Es gibt sogar Angehörige, die erst durch Hertle erfahren haben, unter welchen Umständen ihre Väter oder Söhne ums Leben kamen. Denn das Verschleiern der wahren Todesumstände der Flüchtlinge war in der DDR gängige Praxis – um Proteste zu vermeiden und dem Klassenfeind im Westen keinen Grund zur Propaganda zu geben. Der Mutter von Herbert Halli, der am 3. April 1975 an der Grenze erschossen wurde, erzählte man, dass ihr Sohn betrunken in eine Baugrube gefallen und den Verletzungen erlegen sei. Die Urne mit seiner Asche bekam sie per Post, beides war damals durchaus üblich.

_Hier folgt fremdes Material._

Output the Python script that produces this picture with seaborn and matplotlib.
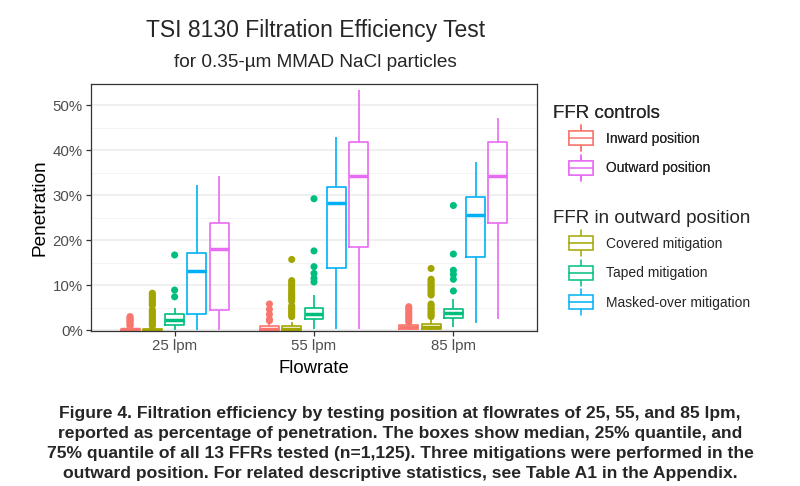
import numpy as np
import pandas as pd
import matplotlib
matplotlib.use("Agg")
import matplotlib.pyplot as plt
import seaborn as sns
from matplotlib.ticker import FuncFormatter, FixedLocator
from matplotlib.legend_handler import HandlerBase
from matplotlib.patches import Rectangle, Patch
from matplotlib.lines import Line2D

# ---------------- data ----------------
flowrates = ["25 lpm", "55 lpm", "85 lpm"]
positions = ["Inward position", "Covered mitigation", "Taped mitigation",
             "Masked-over mitigation", "Outward position"]
colors = ["#F8766D", "#A3A500", "#00BF7D", "#00B0F6", "#E76BF3"]

# five-number summaries per position, one value per flowrate (percent)
inward_stats = {"lo": [0.0, 0.0, 0.1], "q1": [0.05, 0.1, 0.2], "med": [0.15, 0.3, 0.6],
                "q3": [0.35, 0.9, 1.1], "hi": [0.7, 1.6, 1.5]}
covered_stats = {"lo": [0.0, 0.0, 0.1], "q1": [0.05, 0.1, 0.3], "med": [0.1, 0.3, 0.6],
                 "q3": [0.3, 0.9, 1.4], "hi": [0.7, 1.9, 2.2]}
taped_stats = {"lo": [0.1, 0.2, 0.7], "q1": [1.1, 2.4, 2.6], "med": [2.2, 3.6, 3.7],
               "q3": [3.5, 5.0, 4.8], "hi": [5.0, 7.8, 7.0]}
masked_stats = {"lo": [0.0, 0.2, 1.6], "q1": [3.6, 13.9, 16.2], "med": [13.1, 28.2, 25.6],
                "q3": [17.2, 31.9, 29.5], "hi": [32.3, 43.0, 37.4]}
outward_stats = {"lo": [0.0, 0.3, 2.4], "q1": [4.4, 18.4, 23.9], "med": [18.1, 34.3, 34.3],
                 "q3": [23.7, 41.8, 41.7], "hi": [34.3, 53.3, 47.1]}

# outliers per position, one list per flowrate (percent)
inward_outliers = [[0.9, 1.2, 1.5, 1.8, 2.1, 2.4, 2.7, 3.0],
                   [2.1, 2.4, 3.5, 4.6, 5.8],
                   [1.8, 2.3, 2.8, 3.3, 3.8, 4.3, 4.8, 5.2]]
covered_outliers = [[0.9, 1.3, 1.7, 2.1, 2.5, 2.9, 3.3, 3.7, 4.1, 4.5,
                     5.5, 5.9, 6.3, 6.7, 7.1, 7.5, 7.9, 8.2],
                    [3.0, 3.4, 3.8, 4.2, 4.6, 5.0, 5.4, 6.4, 6.9, 7.3, 7.7,
                     8.1, 8.5, 9.0, 9.5, 10.0, 10.5, 11.0, 15.7],
                    [3.0, 3.4, 3.8, 4.2, 4.6, 5.0, 5.4, 5.8, 7.8, 8.2, 8.6,
                     9.0, 9.4, 9.8, 10.2, 10.6, 11.0, 11.3, 13.7]]
taped_outliers = [[7.4, 8.9, 16.7],
                  [10.7, 11.5, 12.6, 14.1, 17.6, 29.2],
                  [8.7, 11.3, 12.4, 13.3, 16.9, 27.7]]
masked_outliers = [[], [], []]
outward_outliers = [[], [], []]

all_stats = [inward_stats, covered_stats, taped_stats, masked_stats, outward_stats]
all_outliers = [inward_outliers, covered_outliers, taped_outliers,
                masked_outliers, outward_outliers]

# ---------------- build tables for seaborn ----------------
box_rows, out_rows = [], []
for pos, st, outs in zip(positions, all_stats, all_outliers):
    for i, fr in enumerate(flowrates):
        # a sample whose quartiles/median/extremes equal the read summary
        sample = [st["lo"][i], st["q1"][i], st["q1"][i], st["med"][i],
                  st["q3"][i], st["q3"][i], st["hi"][i]]
        for v in sample:
            box_rows.append({"Flowrate": fr, "Position": pos, "Penetration": v})
        for v in outs[i]:
            out_rows.append({"Flowrate": fr, "Position": pos, "Penetration": v})
box_df = pd.DataFrame(box_rows)
out_df = pd.DataFrame(out_rows)
palette = dict(zip(positions, colors))

# ---------------- style ----------------
sns.set_style("white")
plt.rcParams["font.family"] = ["Liberation Sans", "DejaVu Sans"]

fig = plt.figure(figsize=(8, 4.86), dpi=100)
ax = fig.add_axes([91 / 800, 1 - 331 / 486, 446 / 800, 247 / 486])

sns.boxplot(data=box_df, x="Flowrate", y="Penetration", hue="Position",
            order=flowrates, hue_order=positions, palette=palette,
            fill=False, width=0.8, gap=0.15, whis=(0, 100), showcaps=False,
            linewidth=1.2, medianprops={"linewidth": 2.5},
            legend=False, ax=ax)
sns.stripplot(data=out_df, x="Flowrate", y="Penetration", hue="Position",
              order=flowrates, hue_order=positions, palette=palette,
              dodge=True, jitter=False, size=5.1, linewidth=0,
              legend=False, ax=ax, zorder=3)

ax.set_xlim(-0.6, 2.6)
ax.set_ylim(-0.2, 54.7)
ax.set_yticks([0, 10, 20, 30, 40, 50])
ax.yaxis.set_minor_locator(FixedLocator([5, 15, 25, 35, 45]))
ax.yaxis.set_major_formatter(FuncFormatter(lambda v, p: f"{v:.0f}%"))
ax.set_axisbelow(True)
ax.grid(which="major", axis="y", color="#EBEBEB", linewidth=1.1)
ax.grid(which="minor", axis="y", color="#F3F3F3", linewidth=0.7)
ax.grid(which="major", axis="x", visible=False)
for s in ax.spines.values():
    s.set_color("#333333")
    s.set_linewidth(0.9)
ax.tick_params(axis="both", which="major", length=3.5, width=0.9, color="#333333",
               labelsize=10.8, labelcolor="#4D4D4D", pad=2.5, left=True, bottom=True)
ax.tick_params(axis="y", which="minor", length=0)
ax.set_xlabel("Flowrate", fontsize=13.3, color="black", labelpad=5)
ax.set_ylabel("Penetration", fontsize=13.7, color="black", labelpad=3)

# ---------------- titles ----------------
fig.text(316 / 800, 1 - 37 / 486, "TSI 8130 Filtration Efficiency Test",
         ha="center", va="baseline", fontsize=16.5)
fig.text(315 / 800, 1 - 67 / 486, "for 0.35-\u00b5m MMAD NaCl particles",
         ha="center", va="baseline", fontsize=13.7)

# ---------------- legends ----------------
class BoxKeyHandler(HandlerBase):
    def create_artists(self, legend, orig_handle, xdescent, ydescent,
                       width, height, fontsize, trans):
        c = orig_handle.get_edgecolor()
        gw = 17.3
        x0 = -xdescent + width - gw
        y0 = -ydescent
        bh = 0.54 * height
        by = y0 + (height - bh) / 2
        xm = x0 + gw / 2
        ym = y0 + height / 2
        arts = [
            Line2D([xm, xm], [by + bh, y0 + height], color=c, lw=1.1, transform=trans),
            Line2D([xm, xm], [y0, by], color=c, lw=1.1, transform=trans),
            Rectangle((x0, by), gw, bh, facecolor="white", edgecolor=c, lw=1.1,
                      transform=trans),
            Line2D([x0, x0 + gw], [ym, ym], color=c, lw=1.1, transform=trans),
        ]
        return arts

leg_kw = dict(loc="upper left", bbox_transform=fig.transFigure, frameon=False,
              fontsize=10, title_fontsize=13.5, handlelength=2.9, handleheight=2.5,
              labelspacing=0.25, handletextpad=0.9, borderpad=0, borderaxespad=0,
              alignment="left", handler_map={Patch: BoxKeyHandler()})

h1 = [Patch(edgecolor=palette["Inward position"], facecolor="white"),
      Patch(edgecolor=palette["Outward position"], facecolor="white")]
leg1 = fig.legend(h1, ["Inward position", "Outward position"], title="FFR controls",
                  bbox_to_anchor=(553 / 800, 1 - 105 / 486), **leg_kw)
h2 = [Patch(edgecolor=palette["Covered mitigation"], facecolor="white"),
      Patch(edgecolor=palette["Taped mitigation"], facecolor="white"),
      Patch(edgecolor=palette["Masked-over mitigation"], facecolor="white")]
leg2 = fig.legend(h2, ["Covered mitigation", "Taped mitigation", "Masked-over mitigation"],
                  title="FFR in outward position",
                  bbox_to_anchor=(553 / 800, 1 - 210 / 486), **leg_kw)
fig.add_artist(leg1)

# ---------------- caption ----------------
caption = ("Figure 4. Filtration efficiency by testing position at flowrates of 25, 55, and 85 lpm,\n"
           "reported as percentage of penetration. The boxes show median, 25% quantile, and\n"
           "75% quantile of all 13 FFRs tested (n=1,125). Three mitigations were performed in the\n"
           "outward position. For related descriptive statistics, see Table A1 in the Appendix.")
fig.text(0.5, 1 - 443.5 / 486, caption, ha="center", va="center", multialignment="center",
         fontsize=12.6, fontweight="bold", linespacing=1.42,
         family=["Liberation Sans", "DejaVu Sans"])

fig.savefig("out.png", dpi=100)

In Wirklichkeit wurde Herbert Halli erschossen – bei seinem Weg zurück in den Osten. Nachdem er die Ausweglosigkeit seines Fluchtversuchs erkannt und bereits Alarm ausgelöst hatte, kehrte er nämlich um, und versuchte über die Hinterlandmauer zurück in die DDR zu kommen. Doch das gelang ihm nicht mehr – ein Schuss aus einer Kalaschnikow traf ihn in den Rücken. Erst Jahre nach der friedlichen Revolution erfuhr Hallis Mutter von den wahren Umständen seines Todes. Manche Angehörige können immer noch nicht über den Verlust von damals sprechen – zu tief sitzt der Schmerz, auch im Angesicht des teilweise profanen Umgangs mit den Opfern des Gewaltregimes. So kann man sich als Tourist am Checkpoint Charlie heutzutage mit kostümierten US- oder Sowjetsoldaten fotografieren lassen – einen ähnlich deutlichen Hinweis auf die Mauertoten sucht man allerdings vergebens.

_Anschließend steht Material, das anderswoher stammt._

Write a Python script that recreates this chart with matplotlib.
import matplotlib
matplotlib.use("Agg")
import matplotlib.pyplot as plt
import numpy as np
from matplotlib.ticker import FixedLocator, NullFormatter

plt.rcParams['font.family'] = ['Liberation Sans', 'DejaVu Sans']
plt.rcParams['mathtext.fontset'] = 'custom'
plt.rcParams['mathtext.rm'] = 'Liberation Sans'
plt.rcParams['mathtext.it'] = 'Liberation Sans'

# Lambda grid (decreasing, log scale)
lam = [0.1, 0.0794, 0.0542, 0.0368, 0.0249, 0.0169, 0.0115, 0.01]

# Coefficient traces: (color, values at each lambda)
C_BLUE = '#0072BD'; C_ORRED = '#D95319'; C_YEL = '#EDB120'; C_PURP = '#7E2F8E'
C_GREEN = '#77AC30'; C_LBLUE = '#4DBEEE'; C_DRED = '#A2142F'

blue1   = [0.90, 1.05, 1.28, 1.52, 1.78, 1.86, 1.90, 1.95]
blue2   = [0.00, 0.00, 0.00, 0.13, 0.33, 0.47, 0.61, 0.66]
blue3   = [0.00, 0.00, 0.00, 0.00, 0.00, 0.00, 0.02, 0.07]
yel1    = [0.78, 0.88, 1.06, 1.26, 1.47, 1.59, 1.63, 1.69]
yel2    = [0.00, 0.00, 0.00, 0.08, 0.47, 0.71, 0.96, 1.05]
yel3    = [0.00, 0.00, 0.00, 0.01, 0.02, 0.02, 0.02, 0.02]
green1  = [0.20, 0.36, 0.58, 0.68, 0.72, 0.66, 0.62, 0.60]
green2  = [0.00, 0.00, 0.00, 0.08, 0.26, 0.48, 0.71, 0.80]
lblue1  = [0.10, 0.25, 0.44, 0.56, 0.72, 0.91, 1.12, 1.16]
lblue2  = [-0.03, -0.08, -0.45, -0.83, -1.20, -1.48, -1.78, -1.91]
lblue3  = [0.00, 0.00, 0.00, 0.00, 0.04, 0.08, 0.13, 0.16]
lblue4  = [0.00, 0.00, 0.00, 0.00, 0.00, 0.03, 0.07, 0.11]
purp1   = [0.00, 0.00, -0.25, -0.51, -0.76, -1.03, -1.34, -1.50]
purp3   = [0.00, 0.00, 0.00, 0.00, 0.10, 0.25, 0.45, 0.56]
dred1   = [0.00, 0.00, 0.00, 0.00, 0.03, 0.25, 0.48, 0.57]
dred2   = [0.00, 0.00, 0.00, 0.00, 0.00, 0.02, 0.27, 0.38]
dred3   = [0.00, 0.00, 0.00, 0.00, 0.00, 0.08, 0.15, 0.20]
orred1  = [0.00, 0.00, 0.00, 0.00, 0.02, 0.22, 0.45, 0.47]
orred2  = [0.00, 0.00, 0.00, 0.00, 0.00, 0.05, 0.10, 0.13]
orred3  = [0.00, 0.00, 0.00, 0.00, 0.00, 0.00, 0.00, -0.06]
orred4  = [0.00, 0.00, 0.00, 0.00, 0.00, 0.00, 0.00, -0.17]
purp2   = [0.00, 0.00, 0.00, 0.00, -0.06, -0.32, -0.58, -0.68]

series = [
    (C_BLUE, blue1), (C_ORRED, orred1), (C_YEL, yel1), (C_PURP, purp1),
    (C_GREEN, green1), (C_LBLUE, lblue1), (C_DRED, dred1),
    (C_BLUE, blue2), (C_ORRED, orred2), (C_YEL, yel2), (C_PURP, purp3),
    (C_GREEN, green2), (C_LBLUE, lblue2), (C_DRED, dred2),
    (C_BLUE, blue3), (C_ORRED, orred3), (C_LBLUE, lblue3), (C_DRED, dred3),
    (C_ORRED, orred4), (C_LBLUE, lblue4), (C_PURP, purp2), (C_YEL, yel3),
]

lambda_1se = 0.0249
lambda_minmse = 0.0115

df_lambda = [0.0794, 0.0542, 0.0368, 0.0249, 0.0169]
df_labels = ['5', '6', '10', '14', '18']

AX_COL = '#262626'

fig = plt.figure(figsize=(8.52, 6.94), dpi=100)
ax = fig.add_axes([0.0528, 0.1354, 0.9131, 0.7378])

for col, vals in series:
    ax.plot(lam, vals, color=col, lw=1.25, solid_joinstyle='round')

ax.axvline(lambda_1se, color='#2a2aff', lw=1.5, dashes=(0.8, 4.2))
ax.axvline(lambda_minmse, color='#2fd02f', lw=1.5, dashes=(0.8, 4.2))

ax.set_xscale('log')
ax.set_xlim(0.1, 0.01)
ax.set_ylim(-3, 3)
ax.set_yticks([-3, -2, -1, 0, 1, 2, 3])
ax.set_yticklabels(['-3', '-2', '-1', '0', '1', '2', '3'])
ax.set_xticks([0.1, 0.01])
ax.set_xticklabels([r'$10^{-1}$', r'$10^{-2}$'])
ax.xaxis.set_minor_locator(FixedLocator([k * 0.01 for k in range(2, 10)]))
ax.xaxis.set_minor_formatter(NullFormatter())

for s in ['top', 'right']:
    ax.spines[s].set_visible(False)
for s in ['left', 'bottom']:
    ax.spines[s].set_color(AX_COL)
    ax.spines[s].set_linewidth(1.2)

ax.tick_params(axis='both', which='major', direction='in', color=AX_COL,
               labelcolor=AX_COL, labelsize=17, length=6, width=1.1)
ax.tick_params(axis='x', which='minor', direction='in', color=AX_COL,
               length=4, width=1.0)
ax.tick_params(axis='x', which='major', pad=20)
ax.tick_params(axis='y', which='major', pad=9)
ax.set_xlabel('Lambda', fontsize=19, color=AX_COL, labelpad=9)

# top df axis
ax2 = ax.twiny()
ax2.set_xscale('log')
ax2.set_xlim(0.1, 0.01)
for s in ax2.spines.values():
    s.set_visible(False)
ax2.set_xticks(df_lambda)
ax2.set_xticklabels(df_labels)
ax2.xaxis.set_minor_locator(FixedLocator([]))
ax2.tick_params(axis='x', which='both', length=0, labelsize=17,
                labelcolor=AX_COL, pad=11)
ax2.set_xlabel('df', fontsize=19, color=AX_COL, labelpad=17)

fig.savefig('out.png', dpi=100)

Dass das Interesse an den Menschen, die für ihren Traum von der Freiheit das höchste Risiko eingingen, wieder zunimmt, ist auch Hertles Verdienst. Seine fast schon kriminologische Arbeit am Computer und am Telefon, die er unbeirrt in einem mit Akten zugestopften Arbeitszimmer im Zentrum für Zeithistorische Forschung in Potsdam versieht, mündet nun auch in einem Buch, das im Jubiläumsjahr der Wende erscheint. Versüßt wird Hertle die Arbeit durch Briefe von Menschen, die dankbar sind, dass sich endlich jemand dem Schicksal ihrer ums Leben gekommenen Angehörigen annimmt. Oder auch durch Berichte von Privatinitiativen, die sich angeregt durch die "Chronik der Mauer" ebenfalls um das Andenken der Maueropfer kümmern – wie zum Beispiel die Deutsche Waldjugend in Bergfelde. Die veranstaltet Fahrradtouren am ehemaligen Grenzstreifens – der von der Stadt "Berliner Mauerweg" getauft wurde. Weit draußen, wo Berlin immer grüner wird, zwischen Hohen Neuendorf und Reinickendorf steht ein Holzpfahl, der rosa angesprüht wurde. Er steht an der Stelle, an der einst Marinetta Jirkowski erschossen wurde. Auf ihrem Weg in ein neues Leben.